Maybe the 'rona' can save our lost humanity if we let it

Image: Jozef Polc/123rf.com

I don't get to watch a lot of television; my younger self would be horrified. In between reading manuscripts, worrying about book sales and trying to live, television has all but taken a back seat in my life.

I watch one or two things when I have the time, and lately I have been obsessively watching a show on Netflix called Masters of Sex - a fantastic fictional rendition of a gynaecologist and his assistant who revolutionised sex and sexual pleasure.

If you are going to be practising some social distance during these corona-scare days, I highly recommend it. In any case, I was watching this while I was trying so hard to avoid the corona hysteria, but it isn't possible is it? Especially now that it is coming thick and fast into our country.
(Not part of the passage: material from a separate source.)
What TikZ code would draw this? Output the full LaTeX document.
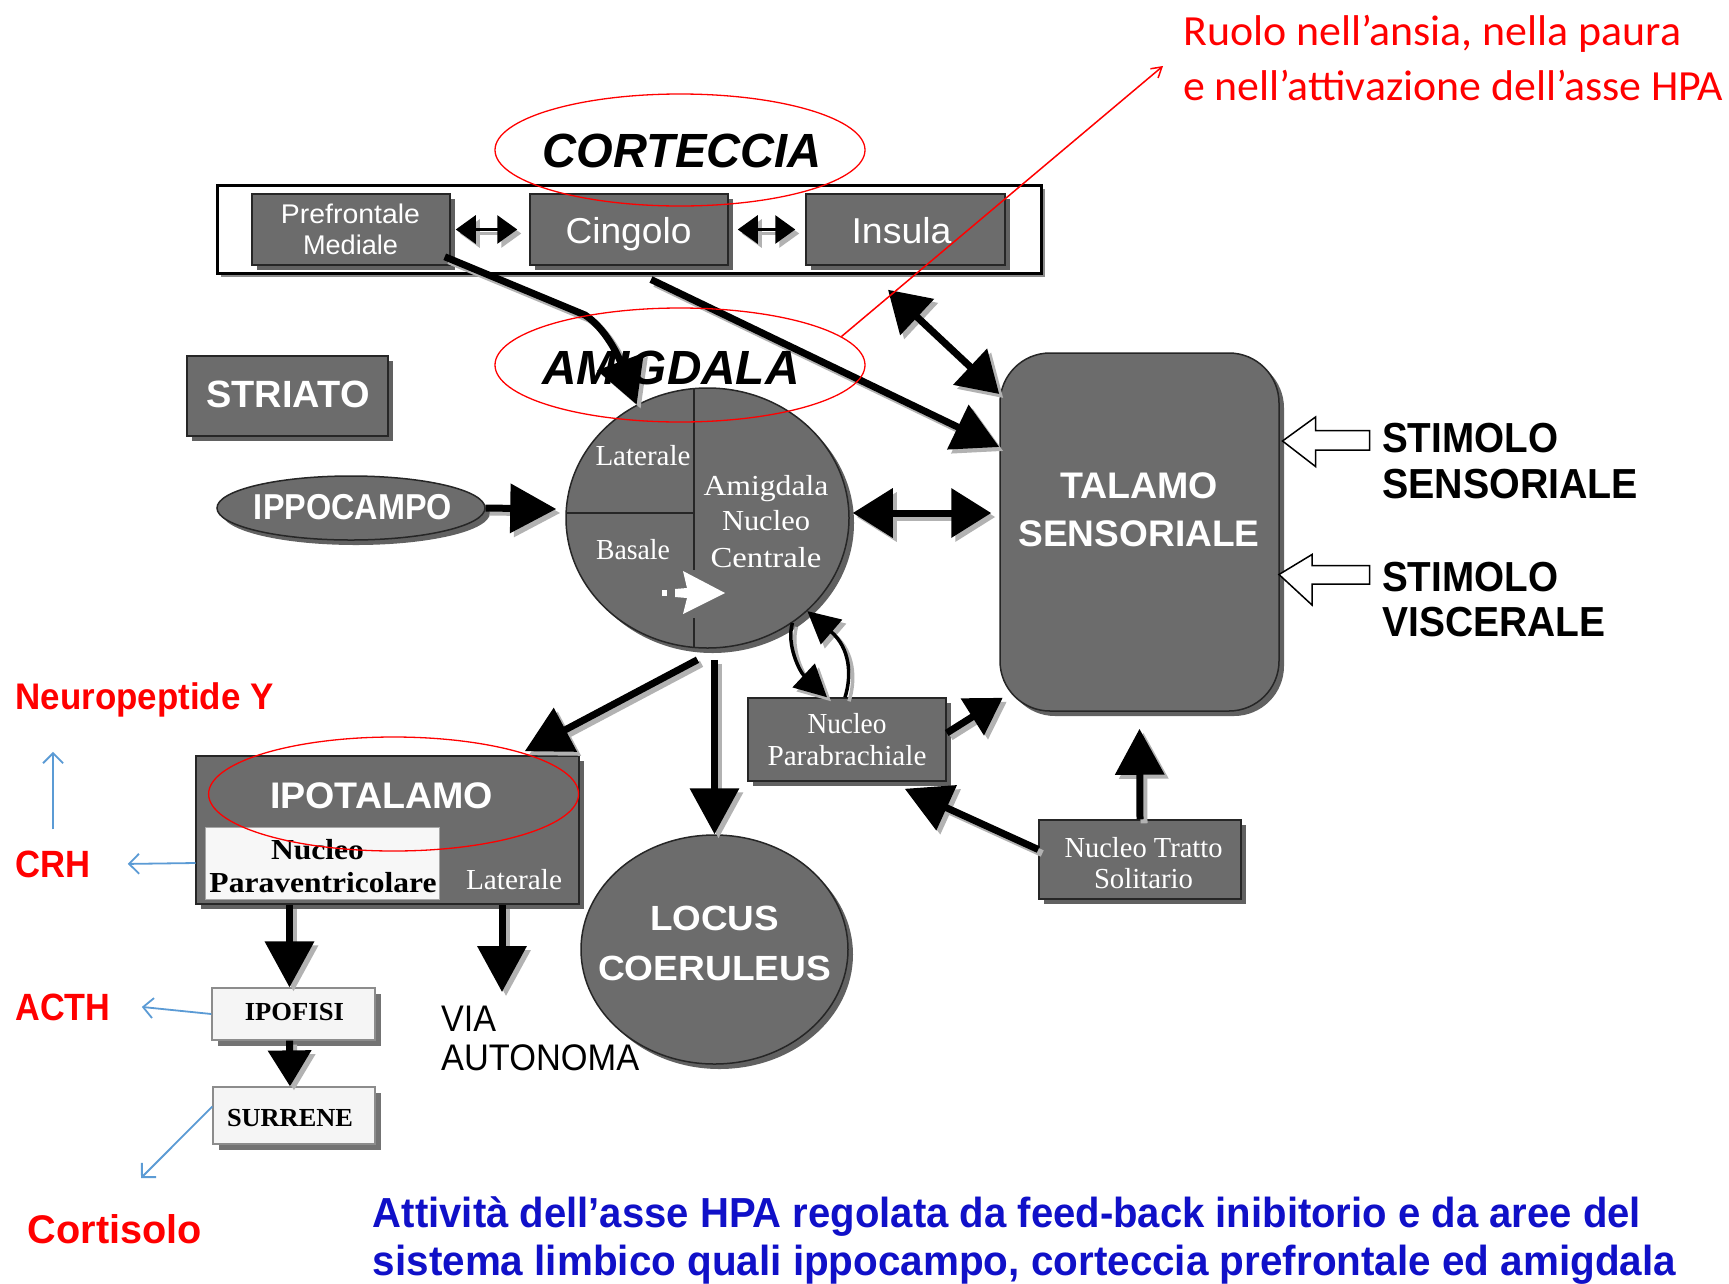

In one of the episodes, the protagonist says this when asked a question about the absence of the word "love" in his sex study.

"Gravity is the shape of space itself; an apple falls to the ground because it is following the lines and grooves that gravity has carved into space. In the same respect, love is the very fabric of those bodies. Love is that which carves the lines and grooves. It can't be rendered into columns and graphs."

That statement stayed with me through every news bulletin and yet another update.

Why has it taken governments and businesses so long to close borders, to down tools, to elevate the lives of people before the economy?

We seem to have lost or forgotten what the grooves and the lines of the human experience are - humanity itself. Without it there is no economy. Is the economy itself not built on the backs of humanity?

Are our governments more worried about the loss of life or the loss of control over the economy? Would it not be better to let go of the economy and save human lives if humans are the very thing that build the economy?

My thoughts are: perhaps this is exactly what we need; the loss of life is, of course, regrettable, but we need to go back to basics. Sometimes things need to be completely broken so we can rebuild -and rebuild for the better - to remind us of what is important. And for us to remember to value that which we can't always put to scale.

If we or our governments go back to remembering what's really important here we could have a shot at a better way of life. This pandemic could have come as most disasters have come, as an attack on the most vulnerable members of society, the poor.

But it has chosen instead to first start with the haves and will not allow anyone to declare: "Let them eat cake". It has, I think, come to level the playing field. No one gets to be a hero and no one can be protected by money, social standing or office.

If economies must collapse so we don't see a rise in child-led households, then let it be. This is largely a governance issue, but it is not only governments that must be asked to observe and remember what the grooves of life are, it should be all of us.

As an employer in SA, you know what and who we are and the risks. No one should have to sit four-four in a taxi just so a garden somewhere can be kept in pristine condition.

Let your pools gather algae, allow children the opportunity to grow up with their parents. Allow breadwinners to have a shot at fighting this.

We are being forced to slow down, allow it, most of us are burnt out anyway. Spend time with your loved ones and do the things that bring you joy. Allow the "rona" to give you this much-needed break.